Y empecé a fijarme más en esos pequeños acontecimientos cotidianos que al final del día parecían no tener explicación. Pasó un largo tiempo antes de que volviera a experimentar algo similar, pero la segunda y tercera y cuarta vez ya no tuve dudas. Ella estaba conmigo, siempre lo estuvo y no fue hasta que tuve la suficiente madurez que pude sentirla.
A veces creo que no hay palabras para describir esa sensación de paz que tengo cuando hay un problema en mi vida, cierro mis ojos y sé que ella está ahí. A veces no dice nada, pero su sola presencia es reconfortante y saber que no estoy sola frente a mis dilemas, es un gran alivio.
Con los años he podido aceptar que por alguna razón las cosas así habían de suceder, que soy el resultado de mis vivencias y también de mis muchas carencias. Pero de algo puedo estar más que segura hoy en día: ella me dejó físicamente, pero se mantuvo en otro plano diferente al nuestro y con su amor de madre, nunca pudo irse realmente y siempre ha estado en mi vida y en mi corazón, cuidándome y rondando cerca.

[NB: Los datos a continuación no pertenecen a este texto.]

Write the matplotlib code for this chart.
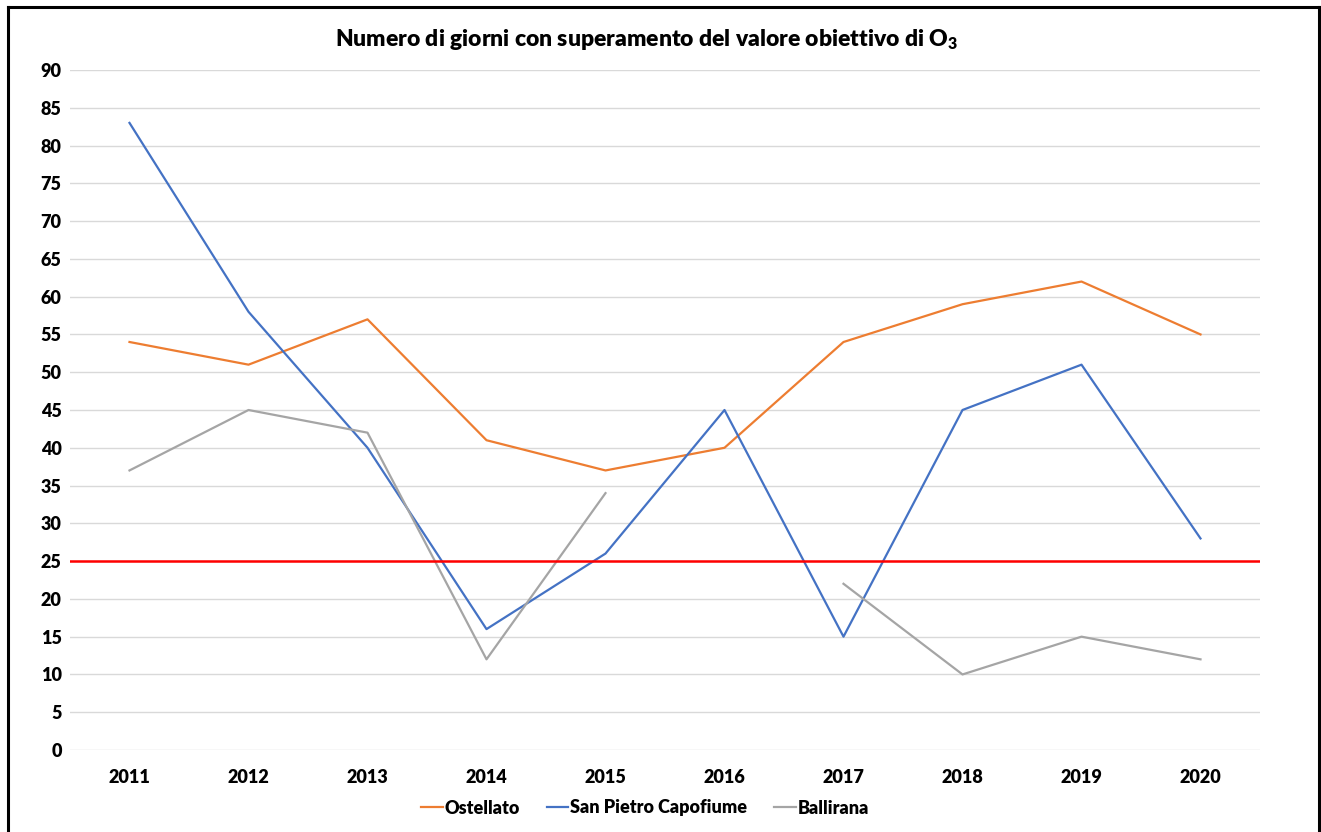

Tengo amigas queridas cuyas madres se han ido. Quisiera decirles a ellas que entiendo a la perfección su dolor y el vacío que sienten en su corazón. Pero también quiero decirles que a pesar de ese dolor que nunca se va, que entiendan que lo que se va es un cuerpo físico, material. El espíritu de una madre nunca se va y que si cierran los ojos un momento, podrán sentirla y el consuelo llegará al fin.